Признаюсь: Кавказские воды представляют ныне более удобностей; но мне было жаль их прежнего дикого состояния; мне было жаль крутых каменных тропинок и неогороженных пропастей, над которыми, бывало, я карабкался. С грустью оставил я воды и отправился обратно в Георгиевск. Скоро настала ночь. Чистое небо усеялось миллионами звезд; я ехал берегом Подкумка. Здесь, бывало, сиживал со мною А. Р[аевский], прислушиваясь к мелодии вод. Величавый Бешту чернее и чернее рисовался в отдалении, окруженный горами, своими вассалами, и наконец исчез во мраке…»
С Кавказских вод Пушкин отправился Землею черноморских казаков в Крым. Он ехал по Кубани, обок с воинственными и всегда опасными племенами черкесов. Устьлабинская крепость, станица черноморцев Екатеринодар, были наполнены свежими воспоминаниями их набегов и геройских подвигов казаков. Путешественников наших во многих местах сопровождал конвой с заряженной пушкой, и Пушкин радовался военной обстановке своего вояжа, любовался казаками, шумом и говором, сопровождавшим переезд его. Поэма, связанная с Кавказом и бытом его обитателей, уже тогда представлялась его воображению, но он кончил ее только в феврале следующего 1821 года и уже в Киевской губернии, как увидим после.
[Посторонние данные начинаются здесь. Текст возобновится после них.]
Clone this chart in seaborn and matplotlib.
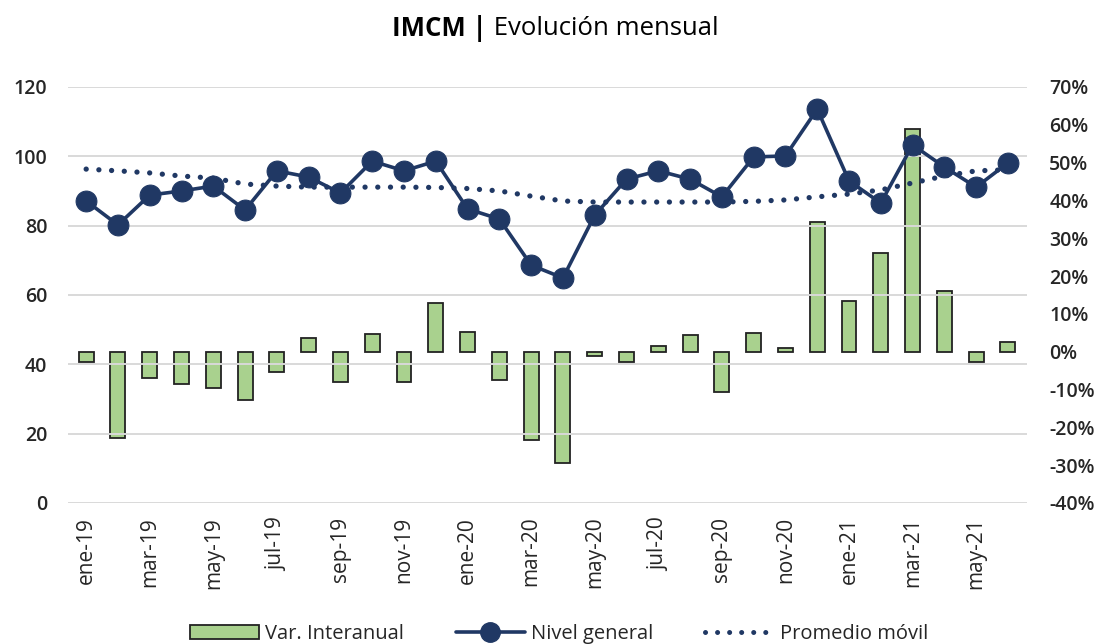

Он успевал только наслаждаться приливом новых, доселе неизвестных ему чувств. В Тамани он увидел впервые южное море, а вскоре и роскошные берега Крыма, о которых так часто и в таких чудных стихах вспоминал потом. Разница между обычными впечатлениями городской жизни и впечатлениями пребывания на Кавказе и самого путешествия была неизмерима. Вседневные удовольствия столицы не имели ничего общего со всем этим движением, с разнообразием картин, встречаемых на каждом шагу, с трудами дня, крепящими тело, и отдыхами, еще исполненными поэтических впечатлений. С изменением природы и внешней обстановки изменилось в нем и течение мыслей. Сам Пушкин оставил нам драгоценную заметку о внутреннем своем перевороте в стихотворении «Погасло дневное светило…», которым он приветствовал Черное море. Пьеса эта, написанная в сентябре 1820 года, названа была им впоследствии «Подражание Байрону»[49].
Холодные, хотя и блестящие, образы обычных спутниц всякой молодости, которыми занималась муза Пушкина до 1819 года, теперь совсем пропадают, и место их заступают образы антологических его стихотворений, полные жизни и чувства. Нельзя не согласиться, что большая часть их навеяна чтением Андрея Шенье, но есть между обоими поэтами и существенная разница. Пушкин сокращает представления Шенье, когда берет его за образец, и дает своим переделкам меру и изящество, не всегда сохраняемые подлинником. Качества эти еще сильнее выступают в собственных его созданиях, и тогда к аттической грации очертаний присоединяется у него тонкий психологический анализ. Таковы стихотворения «Нереида», «Дорида», «Дориде» и проч., написанные в это время.